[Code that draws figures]
Begin
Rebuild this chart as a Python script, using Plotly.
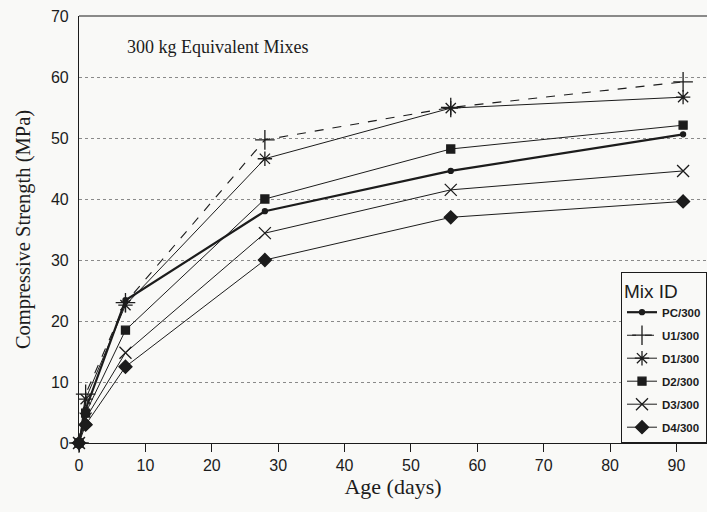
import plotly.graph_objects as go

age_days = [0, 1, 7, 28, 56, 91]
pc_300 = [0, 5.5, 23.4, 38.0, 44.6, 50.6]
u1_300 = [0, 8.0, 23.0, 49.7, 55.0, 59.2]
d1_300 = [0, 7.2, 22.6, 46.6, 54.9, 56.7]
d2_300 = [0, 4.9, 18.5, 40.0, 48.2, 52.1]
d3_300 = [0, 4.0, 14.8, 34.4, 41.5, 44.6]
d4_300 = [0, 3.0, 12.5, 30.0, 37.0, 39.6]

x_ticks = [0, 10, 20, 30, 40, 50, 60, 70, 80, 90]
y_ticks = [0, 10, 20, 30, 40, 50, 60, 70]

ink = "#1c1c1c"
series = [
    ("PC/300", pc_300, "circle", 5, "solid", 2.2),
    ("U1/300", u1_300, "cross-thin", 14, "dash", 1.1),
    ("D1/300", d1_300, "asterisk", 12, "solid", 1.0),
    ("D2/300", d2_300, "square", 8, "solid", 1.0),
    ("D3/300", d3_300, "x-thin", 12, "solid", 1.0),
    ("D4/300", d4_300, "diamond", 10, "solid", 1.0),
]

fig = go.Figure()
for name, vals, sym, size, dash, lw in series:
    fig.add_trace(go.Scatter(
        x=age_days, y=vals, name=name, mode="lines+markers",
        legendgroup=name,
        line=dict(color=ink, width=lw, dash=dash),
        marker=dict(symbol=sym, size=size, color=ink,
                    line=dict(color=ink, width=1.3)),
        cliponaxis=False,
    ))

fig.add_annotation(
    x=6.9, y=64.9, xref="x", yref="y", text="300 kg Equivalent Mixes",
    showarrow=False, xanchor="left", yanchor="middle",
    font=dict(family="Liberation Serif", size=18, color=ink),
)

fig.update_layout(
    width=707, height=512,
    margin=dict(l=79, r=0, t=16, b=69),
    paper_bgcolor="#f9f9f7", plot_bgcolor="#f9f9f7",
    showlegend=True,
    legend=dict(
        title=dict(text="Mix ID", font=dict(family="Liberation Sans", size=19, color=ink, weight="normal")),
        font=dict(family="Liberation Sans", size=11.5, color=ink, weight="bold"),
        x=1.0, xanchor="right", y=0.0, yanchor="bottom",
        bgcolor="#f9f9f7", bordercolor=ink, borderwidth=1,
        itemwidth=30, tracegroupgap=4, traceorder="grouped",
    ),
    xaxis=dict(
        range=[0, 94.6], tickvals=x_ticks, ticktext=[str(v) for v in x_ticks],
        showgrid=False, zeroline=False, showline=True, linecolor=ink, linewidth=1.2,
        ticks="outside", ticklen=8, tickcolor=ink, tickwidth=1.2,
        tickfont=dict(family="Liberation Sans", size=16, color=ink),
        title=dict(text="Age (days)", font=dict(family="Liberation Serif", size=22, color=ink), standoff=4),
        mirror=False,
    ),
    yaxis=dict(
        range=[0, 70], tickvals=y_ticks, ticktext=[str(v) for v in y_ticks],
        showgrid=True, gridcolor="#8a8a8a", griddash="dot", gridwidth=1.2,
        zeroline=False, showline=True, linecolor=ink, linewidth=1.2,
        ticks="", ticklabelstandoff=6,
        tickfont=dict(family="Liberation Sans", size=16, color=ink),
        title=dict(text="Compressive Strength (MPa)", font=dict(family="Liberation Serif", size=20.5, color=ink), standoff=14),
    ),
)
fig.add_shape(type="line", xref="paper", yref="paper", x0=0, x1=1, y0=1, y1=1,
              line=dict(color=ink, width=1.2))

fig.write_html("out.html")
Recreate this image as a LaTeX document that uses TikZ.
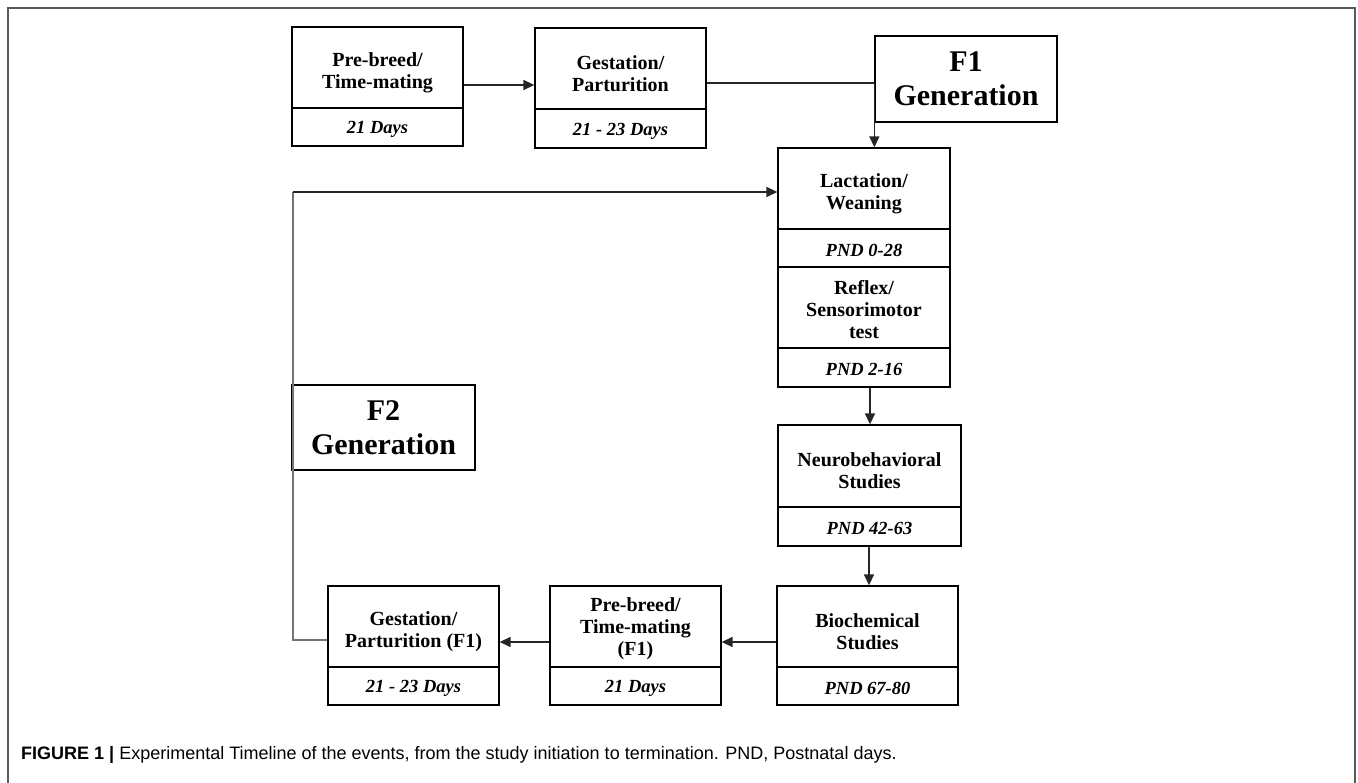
End
### Exercise requirements
Take the lines above from the top of the records through the one with "y_ticks = [0, 10, 20, 30, 40, 50, 60, 70]" and repeat them exactly, without any pictures.

### Expected output
Rebuild this chart as a Python script, using Plotly.
import plotly.graph_objects as go

age_days = [0, 1, 7, 28, 56, 91]
pc_300 = [0, 5.5, 23.4, 38.0, 44.6, 50.6]
u1_300 = [0, 8.0, 23.0, 49.7, 55.0, 59.2]
d1_300 = [0, 7.2, 22.6, 46.6, 54.9, 56.7]
d2_300 = [0, 4.9, 18.5, 40.0, 48.2, 52.1]
d3_300 = [0, 4.0, 14.8, 34.4, 41.5, 44.6]
d4_300 = [0, 3.0, 12.5, 30.0, 37.0, 39.6]

x_ticks = [0, 10, 20, 30, 40, 50, 60, 70, 80, 90]
y_ticks = [0, 10, 20, 30, 40, 50, 60, 70]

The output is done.